--- begin ---

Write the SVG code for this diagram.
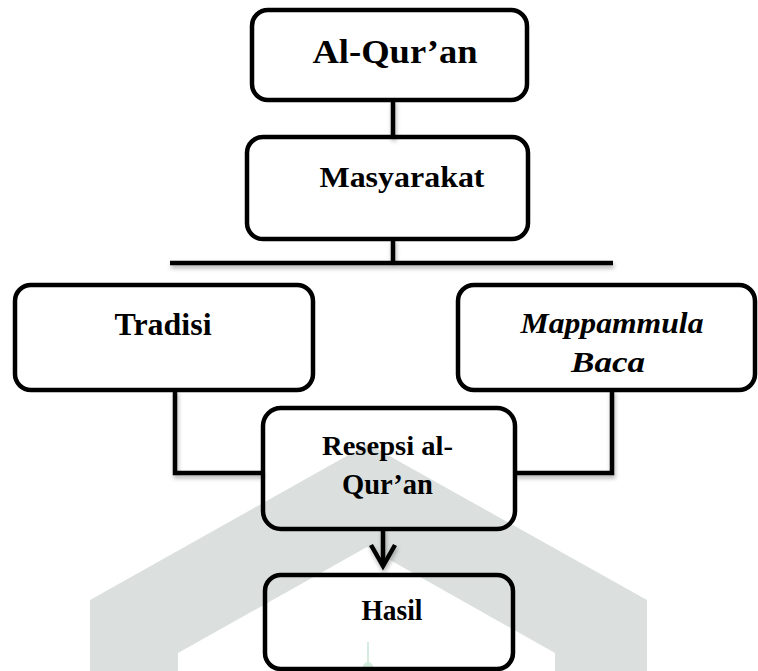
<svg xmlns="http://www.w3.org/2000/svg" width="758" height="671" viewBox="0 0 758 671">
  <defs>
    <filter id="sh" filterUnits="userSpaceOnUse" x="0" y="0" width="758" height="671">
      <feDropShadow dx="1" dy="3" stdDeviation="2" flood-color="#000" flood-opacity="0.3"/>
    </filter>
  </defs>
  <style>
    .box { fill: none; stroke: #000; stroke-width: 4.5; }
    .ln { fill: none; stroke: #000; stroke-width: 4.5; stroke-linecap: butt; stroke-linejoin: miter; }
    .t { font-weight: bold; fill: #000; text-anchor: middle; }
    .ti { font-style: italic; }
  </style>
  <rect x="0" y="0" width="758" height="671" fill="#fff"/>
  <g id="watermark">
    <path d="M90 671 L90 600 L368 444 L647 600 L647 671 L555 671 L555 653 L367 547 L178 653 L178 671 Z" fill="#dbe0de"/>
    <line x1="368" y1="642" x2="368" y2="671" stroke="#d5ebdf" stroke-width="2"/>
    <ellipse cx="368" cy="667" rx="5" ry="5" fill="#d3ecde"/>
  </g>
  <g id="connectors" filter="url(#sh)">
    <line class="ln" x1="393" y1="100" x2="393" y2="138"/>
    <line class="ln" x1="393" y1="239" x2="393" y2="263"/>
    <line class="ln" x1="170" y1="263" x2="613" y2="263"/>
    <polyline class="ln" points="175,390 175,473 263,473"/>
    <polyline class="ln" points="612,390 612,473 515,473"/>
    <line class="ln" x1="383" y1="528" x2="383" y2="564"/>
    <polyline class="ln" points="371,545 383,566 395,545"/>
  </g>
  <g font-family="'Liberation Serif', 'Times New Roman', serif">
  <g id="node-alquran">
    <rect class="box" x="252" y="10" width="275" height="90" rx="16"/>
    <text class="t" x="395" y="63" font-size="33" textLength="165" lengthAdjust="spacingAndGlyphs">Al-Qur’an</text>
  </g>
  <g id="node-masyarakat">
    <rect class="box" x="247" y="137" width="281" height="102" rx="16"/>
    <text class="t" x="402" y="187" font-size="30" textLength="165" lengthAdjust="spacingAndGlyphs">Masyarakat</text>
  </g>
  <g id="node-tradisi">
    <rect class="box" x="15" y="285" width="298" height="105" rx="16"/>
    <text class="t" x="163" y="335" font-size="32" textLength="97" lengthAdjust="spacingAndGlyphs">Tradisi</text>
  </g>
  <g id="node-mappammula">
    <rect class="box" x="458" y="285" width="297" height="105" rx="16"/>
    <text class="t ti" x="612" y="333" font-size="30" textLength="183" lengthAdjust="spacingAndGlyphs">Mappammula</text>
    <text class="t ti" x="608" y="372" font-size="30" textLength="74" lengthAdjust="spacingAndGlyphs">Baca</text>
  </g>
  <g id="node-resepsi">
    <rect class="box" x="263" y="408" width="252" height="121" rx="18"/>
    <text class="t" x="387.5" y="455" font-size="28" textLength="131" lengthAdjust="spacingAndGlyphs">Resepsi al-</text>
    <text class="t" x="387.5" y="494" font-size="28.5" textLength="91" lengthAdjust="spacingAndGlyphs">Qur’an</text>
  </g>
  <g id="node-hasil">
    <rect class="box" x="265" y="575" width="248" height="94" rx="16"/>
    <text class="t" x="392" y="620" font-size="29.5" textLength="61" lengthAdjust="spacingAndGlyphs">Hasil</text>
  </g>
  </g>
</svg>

--- end ---

Directions for this task:
Copy the data exactly. Any picture it contains is to be omitted.

Output of the exercise:
Write the SVG code for this diagram.
<svg xmlns="http://www.w3.org/2000/svg" width="758" height="671" viewBox="0 0 758 671">
  <defs>
    <filter id="sh" filterUnits="userSpaceOnUse" x="0" y="0" width="758" height="671">
      <feDropShadow dx="1" dy="3" stdDeviation="2" flood-color="#000" flood-opacity="0.3"/>
    </filter>
  </defs>
  <style>
    .box { fill: none; stroke: #000; stroke-width: 4.5; }
    .ln { fill: none; stroke: #000; stroke-width: 4.5; stroke-linecap: butt; stroke-linejoin: miter; }
    .t { font-weight: bold; fill: #000; text-anchor: middle; }
    .ti { font-style: italic; }
  </style>
  <rect x="0" y="0" width="758" height="671" fill="#fff"/>
  <g id="watermark">
    <path d="M90 671 L90 600 L368 444 L647 600 L647 671 L555 671 L555 653 L367 547 L178 653 L178 671 Z" fill="#dbe0de"/>
    <line x1="368" y1="642" x2="368" y2="671" stroke="#d5ebdf" stroke-width="2"/>
    <ellipse cx="368" cy="667" rx="5" ry="5" fill="#d3ecde"/>
  </g>
  <g id="connectors" filter="url(#sh)">
    <line class="ln" x1="393" y1="100" x2="393" y2="138"/>
    <line class="ln" x1="393" y1="239" x2="393" y2="263"/>
    <line class="ln" x1="170" y1="263" x2="613" y2="263"/>
    <polyline class="ln" points="175,390 175,473 263,473"/>
    <polyline class="ln" points="612,390 612,473 515,473"/>
    <line class="ln" x1="383" y1="528" x2="383" y2="564"/>
    <polyline class="ln" points="371,545 383,566 395,545"/>
  </g>
  <g font-family="'Liberation Serif', 'Times New Roman', serif">
  <g id="node-alquran">
    <rect class="box" x="252" y="10" width="275" height="90" rx="16"/>
    <text class="t" x="395" y="63" font-size="33" textLength="165" lengthAdjust="spacingAndGlyphs">Al-Qur’an</text>
  </g>
  <g id="node-masyarakat">
    <rect class="box" x="247" y="137" width="281" height="102" rx="16"/>
    <text class="t" x="402" y="187" font-size="30" textLength="165" lengthAdjust="spacingAndGlyphs">Masyarakat</text>
  </g>
  <g id="node-tradisi">
    <rect class="box" x="15" y="285" width="298" height="105" rx="16"/>
    <text class="t" x="163" y="335" font-size="32" textLength="97" lengthAdjust="spacingAndGlyphs">Tradisi</text>
  </g>
  <g id="node-mappammula">
    <rect class="box" x="458" y="285" width="297" height="105" rx="16"/>
    <text class="t ti" x="612" y="333" font-size="30" textLength="183" lengthAdjust="spacingAndGlyphs">Mappammula</text>
    <text class="t ti" x="608" y="372" font-size="30" textLength="74" lengthAdjust="spacingAndGlyphs">Baca</text>
  </g>
  <g id="node-resepsi">
    <rect class="box" x="263" y="408" width="252" height="121" rx="18"/>
    <text class="t" x="387.5" y="455" font-size="28" textLength="131" lengthAdjust="spacingAndGlyphs">Resepsi al-</text>
    <text class="t" x="387.5" y="494" font-size="28.5" textLength="91" lengthAdjust="spacingAndGlyphs">Qur’an</text>
  </g>
  <g id="node-hasil">
    <rect class="box" x="265" y="575" width="248" height="94" rx="16"/>
    <text class="t" x="392" y="620" font-size="29.5" textLength="61" lengthAdjust="spacingAndGlyphs">Hasil</text>
  </g>
  </g>
</svg>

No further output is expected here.